**Work to do**
With the pictures left out, copy the listing below exactly.

**Supplied information**
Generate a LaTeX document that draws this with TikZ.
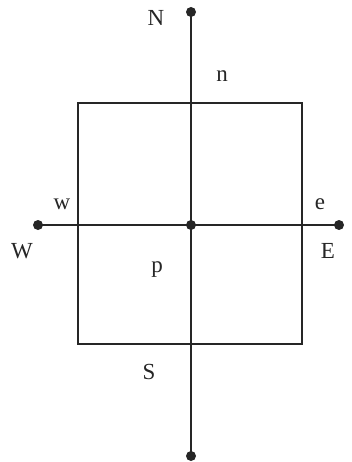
\documentclass[tikz,border=0pt]{standalone}
\usepackage{fontspec}
\setmainfont{Liberation Serif}
\begin{document}
\begin{tikzpicture}[x=1pt,y=-1pt,
  ln/.style={line width=1.8pt, draw=black!85},
  pt/.style={circle, fill=black!85, inner sep=0pt, minimum size=10pt},
  lbl/.style={font=\fontsize{23}{26}\selectfont, text=black!85, inner sep=0pt}]
\useasboundingbox (0,0) rectangle (352,462);
\node[pt] (N) at (191,12) {};
\node[pt] (S) at (191,456) {};
\node[pt] (W) at (38,225) {};
\node[pt] (E) at (339,225) {};
\node[pt] (P) at (191,225) {};
\coordinate (tl) at (78,103);
\coordinate (br) at (302,344);
\draw[ln] (tl) rectangle (br);
\draw[ln] (N.center) -- (S.center);
\draw[ln] (W.center) -- (E.center);
\node[lbl] (lN) at (156,18) {N};
\node[lbl] (ln) at (222,76) {n};
\node[lbl] (lw) at (62,204) {w};
\node[lbl] (le) at (320,204) {e};
\node[lbl] (lW) at (22,251) {W};
\node[lbl] (lE) at (328,251) {E};
\node[lbl] (lp) at (157,270) {p};
\node[lbl] (lS) at (149,372) {S};
\end{tikzpicture}
\end{document}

**Complete response**
Generate a LaTeX document that draws this with TikZ.
\documentclass[tikz,border=0pt]{standalone}
\usepackage{fontspec}
\setmainfont{Liberation Serif}
\begin{document}
\begin{tikzpicture}[x=1pt,y=-1pt,
  ln/.style={line width=1.8pt, draw=black!85},
  pt/.style={circle, fill=black!85, inner sep=0pt, minimum size=10pt},
  lbl/.style={font=\fontsize{23}{26}\selectfont, text=black!85, inner sep=0pt}]
\useasboundingbox (0,0) rectangle (352,462);
\node[pt] (N) at (191,12) {};
\node[pt] (S) at (191,456) {};
\node[pt] (W) at (38,225) {};
\node[pt] (E) at (339,225) {};
\node[pt] (P) at (191,225) {};
\coordinate (tl) at (78,103);
\coordinate (br) at (302,344);
\draw[ln] (tl) rectangle (br);
\draw[ln] (N.center) -- (S.center);
\draw[ln] (W.center) -- (E.center);
\node[lbl] (lN) at (156,18) {N};
\node[lbl] (ln) at (222,76) {n};
\node[lbl] (lw) at (62,204) {w};
\node[lbl] (le) at (320,204) {e};
\node[lbl] (lW) at (22,251) {W};
\node[lbl] (lE) at (328,251) {E};
\node[lbl] (lp) at (157,270) {p};
\node[lbl] (lS) at (149,372) {S};
\end{tikzpicture}
\end{document}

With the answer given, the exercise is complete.